Last night, we stayed up late eating vegan chili and not so vegan apple crisp with ice cream and playing games with Jenin (the young woman here to help one of our colleagues) and the trio.  After another failed attempt to get the trio on a boat out to Malaita yesterday, God placed a friend from their village in their path to help them make new arrangements.  We got them on a different boat early this morning so they can catch a truck and then catch a motor boat to arrive in the village late this afternoon.




Then we began a big motu party to inaugurate SITAG's new outdoor kitchen.  We had lots of help making cassava pudding.  Betsy and I went to Central Market yesterday and bought a big fish, and Rosina brought two huge bags of cassava this morning.  Solomon Islanders, Canadians, Australians, and Americans all worked side by side to prepare a feast to say "thanks" to our SITAG staff.  Rosina, Olivia, and Jenin scrape cassava...

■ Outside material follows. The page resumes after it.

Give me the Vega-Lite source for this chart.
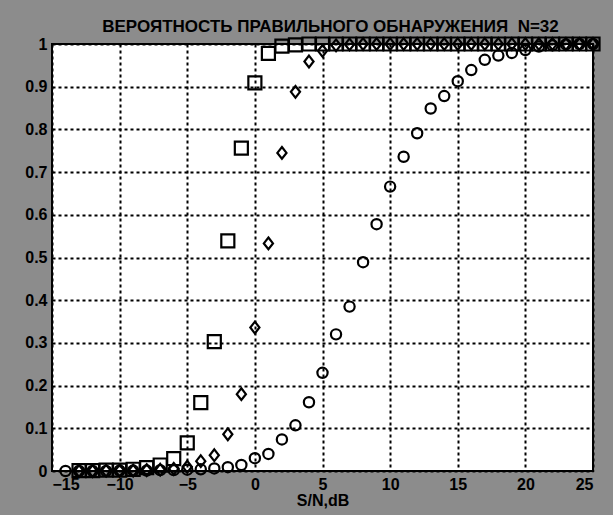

and one of the amazing Wycliffe Associates volunteers from Australia helps to scrape some more.


Betsy and a SITAG friend scrape even more cassava (we made LOTS of pudding).  I knew that the Solomons contained a large diversity of languages, but I didn't know that many different ways of making pudding existed, too!  Betsy showed us how to make cassava/banana pudding from her area of Malita, Freida showed us how to make balls of pudding like her Kwaio in-laws, and I showed the ladies how to make pudding like our friends in the Russell Islands.  I also learned that our Solomon friends like the burned edges of the pudding best, while we tend to like the softer middle of the pudding.


Even the kids helped a bunch.  By the end of the day, we were exhausted, but the fish and pudding feast tasted yummy and we got to say thank you to our many Solomon Islands' friends who keep SITAG running smoothly.